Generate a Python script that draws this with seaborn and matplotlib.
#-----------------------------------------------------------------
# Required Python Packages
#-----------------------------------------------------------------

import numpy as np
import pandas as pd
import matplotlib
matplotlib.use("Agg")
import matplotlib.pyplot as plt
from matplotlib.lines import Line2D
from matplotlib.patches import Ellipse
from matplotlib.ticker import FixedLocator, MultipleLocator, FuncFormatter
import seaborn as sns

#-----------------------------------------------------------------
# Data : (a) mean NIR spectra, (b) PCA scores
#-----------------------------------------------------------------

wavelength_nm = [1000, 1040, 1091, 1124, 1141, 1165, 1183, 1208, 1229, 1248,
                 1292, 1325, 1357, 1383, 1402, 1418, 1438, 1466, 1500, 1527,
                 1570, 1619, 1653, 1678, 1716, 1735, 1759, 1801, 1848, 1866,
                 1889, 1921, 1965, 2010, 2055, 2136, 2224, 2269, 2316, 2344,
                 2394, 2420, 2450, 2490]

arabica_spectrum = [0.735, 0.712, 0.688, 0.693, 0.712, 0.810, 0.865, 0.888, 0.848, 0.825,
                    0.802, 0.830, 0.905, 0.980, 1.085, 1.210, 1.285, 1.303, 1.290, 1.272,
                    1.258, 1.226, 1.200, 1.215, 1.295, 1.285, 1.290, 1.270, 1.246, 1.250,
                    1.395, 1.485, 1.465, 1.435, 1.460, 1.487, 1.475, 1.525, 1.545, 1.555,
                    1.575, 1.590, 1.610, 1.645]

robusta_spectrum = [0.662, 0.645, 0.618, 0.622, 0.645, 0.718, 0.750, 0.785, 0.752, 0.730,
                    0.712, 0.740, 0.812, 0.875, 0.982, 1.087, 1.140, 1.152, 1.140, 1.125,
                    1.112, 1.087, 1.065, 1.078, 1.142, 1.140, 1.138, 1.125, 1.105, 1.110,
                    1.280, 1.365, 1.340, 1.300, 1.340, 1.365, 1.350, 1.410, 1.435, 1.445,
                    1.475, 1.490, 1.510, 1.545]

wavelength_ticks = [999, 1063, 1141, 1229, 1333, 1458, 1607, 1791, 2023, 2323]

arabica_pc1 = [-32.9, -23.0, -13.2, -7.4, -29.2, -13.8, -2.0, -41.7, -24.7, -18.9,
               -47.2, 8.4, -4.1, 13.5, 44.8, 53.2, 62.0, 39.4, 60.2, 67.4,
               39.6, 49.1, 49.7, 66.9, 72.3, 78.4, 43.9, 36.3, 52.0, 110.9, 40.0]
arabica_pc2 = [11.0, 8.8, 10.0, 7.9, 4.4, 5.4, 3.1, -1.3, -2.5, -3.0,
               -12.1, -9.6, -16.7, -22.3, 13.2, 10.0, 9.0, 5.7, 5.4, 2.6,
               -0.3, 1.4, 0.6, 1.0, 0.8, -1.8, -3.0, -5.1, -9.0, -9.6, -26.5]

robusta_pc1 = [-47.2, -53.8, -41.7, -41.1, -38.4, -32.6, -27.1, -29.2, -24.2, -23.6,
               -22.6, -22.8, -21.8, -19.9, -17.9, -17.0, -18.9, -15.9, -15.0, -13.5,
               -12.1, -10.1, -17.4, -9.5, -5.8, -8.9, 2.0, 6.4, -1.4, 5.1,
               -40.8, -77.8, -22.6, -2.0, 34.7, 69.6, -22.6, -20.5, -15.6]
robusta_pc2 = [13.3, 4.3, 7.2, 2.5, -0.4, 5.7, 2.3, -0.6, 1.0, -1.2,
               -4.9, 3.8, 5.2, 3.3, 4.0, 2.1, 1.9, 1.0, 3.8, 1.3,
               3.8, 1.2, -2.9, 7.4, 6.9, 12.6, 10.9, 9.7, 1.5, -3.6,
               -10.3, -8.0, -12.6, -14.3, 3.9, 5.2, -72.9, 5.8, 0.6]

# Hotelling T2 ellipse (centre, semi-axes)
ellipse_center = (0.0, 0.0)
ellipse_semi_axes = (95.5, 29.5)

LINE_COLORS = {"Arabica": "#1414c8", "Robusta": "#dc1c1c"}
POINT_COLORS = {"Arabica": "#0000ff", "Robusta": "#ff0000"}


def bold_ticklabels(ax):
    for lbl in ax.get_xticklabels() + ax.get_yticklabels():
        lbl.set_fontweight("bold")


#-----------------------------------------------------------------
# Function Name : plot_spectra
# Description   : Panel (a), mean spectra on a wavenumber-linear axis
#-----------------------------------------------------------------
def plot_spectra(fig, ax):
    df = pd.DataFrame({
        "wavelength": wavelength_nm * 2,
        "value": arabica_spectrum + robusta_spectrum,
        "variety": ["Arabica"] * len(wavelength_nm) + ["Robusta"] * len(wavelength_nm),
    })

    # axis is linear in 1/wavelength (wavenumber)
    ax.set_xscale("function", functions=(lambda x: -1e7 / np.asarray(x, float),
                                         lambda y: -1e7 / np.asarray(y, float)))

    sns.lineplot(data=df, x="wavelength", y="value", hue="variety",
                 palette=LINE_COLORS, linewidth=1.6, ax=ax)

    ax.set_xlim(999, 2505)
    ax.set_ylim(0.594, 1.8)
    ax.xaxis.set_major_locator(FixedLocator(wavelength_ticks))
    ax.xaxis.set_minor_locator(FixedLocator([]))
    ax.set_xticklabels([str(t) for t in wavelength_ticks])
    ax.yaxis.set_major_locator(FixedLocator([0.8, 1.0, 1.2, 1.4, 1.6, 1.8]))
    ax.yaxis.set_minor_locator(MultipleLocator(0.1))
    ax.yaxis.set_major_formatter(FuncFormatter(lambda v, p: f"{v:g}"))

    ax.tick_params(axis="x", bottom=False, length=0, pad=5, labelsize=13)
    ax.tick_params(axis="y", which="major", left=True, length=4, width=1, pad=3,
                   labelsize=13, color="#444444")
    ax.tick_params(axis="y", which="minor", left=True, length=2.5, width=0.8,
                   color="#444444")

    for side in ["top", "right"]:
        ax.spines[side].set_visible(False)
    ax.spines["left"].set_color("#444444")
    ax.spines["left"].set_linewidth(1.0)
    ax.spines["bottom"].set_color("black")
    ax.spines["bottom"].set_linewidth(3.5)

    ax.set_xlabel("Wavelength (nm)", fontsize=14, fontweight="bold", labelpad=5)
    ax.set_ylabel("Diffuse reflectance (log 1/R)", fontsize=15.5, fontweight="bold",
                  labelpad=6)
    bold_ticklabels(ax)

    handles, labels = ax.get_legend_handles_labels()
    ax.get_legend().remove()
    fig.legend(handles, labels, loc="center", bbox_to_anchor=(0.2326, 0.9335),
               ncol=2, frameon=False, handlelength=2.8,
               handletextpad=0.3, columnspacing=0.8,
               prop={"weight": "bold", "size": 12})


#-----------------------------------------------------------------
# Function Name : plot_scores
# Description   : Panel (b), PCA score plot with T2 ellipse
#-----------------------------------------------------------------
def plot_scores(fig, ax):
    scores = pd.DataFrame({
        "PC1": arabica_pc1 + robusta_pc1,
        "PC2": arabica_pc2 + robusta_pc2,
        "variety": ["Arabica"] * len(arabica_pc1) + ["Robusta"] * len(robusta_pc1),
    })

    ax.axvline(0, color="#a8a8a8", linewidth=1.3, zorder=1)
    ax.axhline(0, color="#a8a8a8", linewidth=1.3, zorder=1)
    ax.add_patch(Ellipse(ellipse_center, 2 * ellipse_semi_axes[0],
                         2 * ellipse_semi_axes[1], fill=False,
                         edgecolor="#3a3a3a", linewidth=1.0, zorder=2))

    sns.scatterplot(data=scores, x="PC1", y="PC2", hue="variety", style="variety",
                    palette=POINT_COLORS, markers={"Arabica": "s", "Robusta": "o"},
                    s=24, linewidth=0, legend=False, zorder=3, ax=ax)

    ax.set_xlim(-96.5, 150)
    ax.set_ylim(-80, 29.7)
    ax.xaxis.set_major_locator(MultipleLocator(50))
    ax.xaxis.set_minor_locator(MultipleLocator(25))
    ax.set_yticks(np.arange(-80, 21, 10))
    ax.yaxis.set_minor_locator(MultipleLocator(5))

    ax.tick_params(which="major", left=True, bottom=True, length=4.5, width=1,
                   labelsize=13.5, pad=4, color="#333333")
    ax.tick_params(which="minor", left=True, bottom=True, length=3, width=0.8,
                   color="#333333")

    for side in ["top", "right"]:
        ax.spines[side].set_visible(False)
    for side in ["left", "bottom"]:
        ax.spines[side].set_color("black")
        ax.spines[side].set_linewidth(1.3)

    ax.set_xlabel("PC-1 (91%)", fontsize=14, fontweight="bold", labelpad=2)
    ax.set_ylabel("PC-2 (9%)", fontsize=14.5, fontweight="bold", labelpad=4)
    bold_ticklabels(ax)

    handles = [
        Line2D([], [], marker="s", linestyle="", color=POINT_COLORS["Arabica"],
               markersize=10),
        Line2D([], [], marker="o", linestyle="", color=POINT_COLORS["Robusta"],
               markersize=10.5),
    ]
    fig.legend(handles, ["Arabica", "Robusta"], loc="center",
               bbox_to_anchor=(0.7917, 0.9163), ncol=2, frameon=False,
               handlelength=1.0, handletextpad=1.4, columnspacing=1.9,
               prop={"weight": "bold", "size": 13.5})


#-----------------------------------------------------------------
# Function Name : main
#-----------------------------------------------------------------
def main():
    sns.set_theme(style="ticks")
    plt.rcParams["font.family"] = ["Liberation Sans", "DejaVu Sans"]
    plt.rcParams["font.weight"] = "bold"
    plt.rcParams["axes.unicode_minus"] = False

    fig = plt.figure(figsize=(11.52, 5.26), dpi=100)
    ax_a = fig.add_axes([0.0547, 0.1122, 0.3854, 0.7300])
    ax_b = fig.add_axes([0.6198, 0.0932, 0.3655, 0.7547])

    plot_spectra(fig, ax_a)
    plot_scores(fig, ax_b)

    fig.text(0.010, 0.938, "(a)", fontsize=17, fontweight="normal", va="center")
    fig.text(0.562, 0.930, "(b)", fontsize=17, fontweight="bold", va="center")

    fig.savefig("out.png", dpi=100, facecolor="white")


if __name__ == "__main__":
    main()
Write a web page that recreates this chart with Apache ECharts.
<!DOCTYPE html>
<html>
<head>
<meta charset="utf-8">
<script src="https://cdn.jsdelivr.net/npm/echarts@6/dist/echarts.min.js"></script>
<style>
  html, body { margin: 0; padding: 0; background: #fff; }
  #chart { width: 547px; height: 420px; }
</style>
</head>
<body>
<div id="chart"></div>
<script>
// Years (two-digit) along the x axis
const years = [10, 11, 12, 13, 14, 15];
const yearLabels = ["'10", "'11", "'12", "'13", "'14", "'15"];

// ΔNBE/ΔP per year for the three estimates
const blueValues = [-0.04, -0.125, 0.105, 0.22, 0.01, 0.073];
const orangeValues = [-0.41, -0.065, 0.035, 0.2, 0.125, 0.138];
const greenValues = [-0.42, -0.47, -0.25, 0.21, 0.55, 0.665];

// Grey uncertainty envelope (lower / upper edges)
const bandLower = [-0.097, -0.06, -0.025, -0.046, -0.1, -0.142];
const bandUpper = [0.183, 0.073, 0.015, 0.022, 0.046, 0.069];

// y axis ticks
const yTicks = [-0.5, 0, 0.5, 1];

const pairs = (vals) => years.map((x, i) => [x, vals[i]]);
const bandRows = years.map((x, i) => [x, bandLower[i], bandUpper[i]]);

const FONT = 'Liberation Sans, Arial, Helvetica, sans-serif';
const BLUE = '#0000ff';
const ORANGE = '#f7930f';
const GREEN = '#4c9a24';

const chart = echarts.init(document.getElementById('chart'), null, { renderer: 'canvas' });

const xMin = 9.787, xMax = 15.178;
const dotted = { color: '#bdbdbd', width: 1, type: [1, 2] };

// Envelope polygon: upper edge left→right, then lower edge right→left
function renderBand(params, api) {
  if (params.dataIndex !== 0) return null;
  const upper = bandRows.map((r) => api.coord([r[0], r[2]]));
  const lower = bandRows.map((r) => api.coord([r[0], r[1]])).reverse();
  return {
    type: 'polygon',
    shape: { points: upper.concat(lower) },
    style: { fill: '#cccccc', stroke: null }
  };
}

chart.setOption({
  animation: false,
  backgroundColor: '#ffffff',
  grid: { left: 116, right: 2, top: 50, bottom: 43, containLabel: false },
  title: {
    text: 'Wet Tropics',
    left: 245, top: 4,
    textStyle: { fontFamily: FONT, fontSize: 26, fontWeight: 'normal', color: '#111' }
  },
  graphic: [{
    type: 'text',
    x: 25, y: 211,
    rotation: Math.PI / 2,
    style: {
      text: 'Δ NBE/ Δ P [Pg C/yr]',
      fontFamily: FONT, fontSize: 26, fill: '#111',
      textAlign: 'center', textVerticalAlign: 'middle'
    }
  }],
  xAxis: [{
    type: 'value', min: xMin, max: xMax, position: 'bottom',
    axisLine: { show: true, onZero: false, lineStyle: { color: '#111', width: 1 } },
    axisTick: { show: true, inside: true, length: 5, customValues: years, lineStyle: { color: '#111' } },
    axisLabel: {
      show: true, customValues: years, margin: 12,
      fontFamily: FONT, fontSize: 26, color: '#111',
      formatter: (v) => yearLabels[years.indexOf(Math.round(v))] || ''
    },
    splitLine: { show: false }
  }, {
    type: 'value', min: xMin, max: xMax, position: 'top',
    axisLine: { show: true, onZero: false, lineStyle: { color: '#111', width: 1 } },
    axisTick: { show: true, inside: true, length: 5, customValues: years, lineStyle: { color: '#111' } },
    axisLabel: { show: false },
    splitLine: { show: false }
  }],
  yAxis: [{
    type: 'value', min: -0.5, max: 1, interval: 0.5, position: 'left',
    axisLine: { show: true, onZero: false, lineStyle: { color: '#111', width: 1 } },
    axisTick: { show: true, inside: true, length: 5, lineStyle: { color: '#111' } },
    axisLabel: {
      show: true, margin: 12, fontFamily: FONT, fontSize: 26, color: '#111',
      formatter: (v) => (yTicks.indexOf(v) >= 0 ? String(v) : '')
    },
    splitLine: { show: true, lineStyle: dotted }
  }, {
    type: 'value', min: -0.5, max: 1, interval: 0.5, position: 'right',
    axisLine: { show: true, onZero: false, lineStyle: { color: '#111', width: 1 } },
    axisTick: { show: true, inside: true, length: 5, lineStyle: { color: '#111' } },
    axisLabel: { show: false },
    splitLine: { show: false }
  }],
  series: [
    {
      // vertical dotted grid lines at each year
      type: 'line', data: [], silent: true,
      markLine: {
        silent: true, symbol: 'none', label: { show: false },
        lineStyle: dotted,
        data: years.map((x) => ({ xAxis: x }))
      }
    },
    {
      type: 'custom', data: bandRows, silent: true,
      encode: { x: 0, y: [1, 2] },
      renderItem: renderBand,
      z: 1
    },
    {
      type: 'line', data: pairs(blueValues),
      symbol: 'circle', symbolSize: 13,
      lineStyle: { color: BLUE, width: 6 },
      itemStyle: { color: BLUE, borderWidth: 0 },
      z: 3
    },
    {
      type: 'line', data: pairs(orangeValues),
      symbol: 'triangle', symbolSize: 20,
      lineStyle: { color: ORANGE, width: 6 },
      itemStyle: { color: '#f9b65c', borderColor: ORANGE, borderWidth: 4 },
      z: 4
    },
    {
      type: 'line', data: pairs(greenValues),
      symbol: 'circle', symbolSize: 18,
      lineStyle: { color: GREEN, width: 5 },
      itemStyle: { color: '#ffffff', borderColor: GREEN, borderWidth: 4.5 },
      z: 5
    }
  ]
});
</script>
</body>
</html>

#####

What is expected | Print the lines above, unchanged, from the start of the records to the line with "1.575, 1.590, 1.610, 1.645]", including that final line.

Answer to this exercise |
Generate a Python script that draws this with seaborn and matplotlib.
#-----------------------------------------------------------------
# Required Python Packages
#-----------------------------------------------------------------

import numpy as np
import pandas as pd
import matplotlib
matplotlib.use("Agg")
import matplotlib.pyplot as plt
from matplotlib.lines import Line2D
from matplotlib.patches import Ellipse
from matplotlib.ticker import FixedLocator, MultipleLocator, FuncFormatter
import seaborn as sns

#-----------------------------------------------------------------
# Data : (a) mean NIR spectra, (b) PCA scores
#-----------------------------------------------------------------

wavelength_nm = [1000, 1040, 1091, 1124, 1141, 1165, 1183, 1208, 1229, 1248,
                 1292, 1325, 1357, 1383, 1402, 1418, 1438, 1466, 1500, 1527,
                 1570, 1619, 1653, 1678, 1716, 1735, 1759, 1801, 1848, 1866,
                 1889, 1921, 1965, 2010, 2055, 2136, 2224, 2269, 2316, 2344,
                 2394, 2420, 2450, 2490]

arabica_spectrum = [0.735, 0.712, 0.688, 0.693, 0.712, 0.810, 0.865, 0.888, 0.848, 0.825,
                    0.802, 0.830, 0.905, 0.980, 1.085, 1.210, 1.285, 1.303, 1.290, 1.272,
                    1.258, 1.226, 1.200, 1.215, 1.295, 1.285, 1.290, 1.270, 1.246, 1.250,
                    1.395, 1.485, 1.465, 1.435, 1.460, 1.487, 1.475, 1.525, 1.545, 1.555,
                    1.575, 1.590, 1.610, 1.645]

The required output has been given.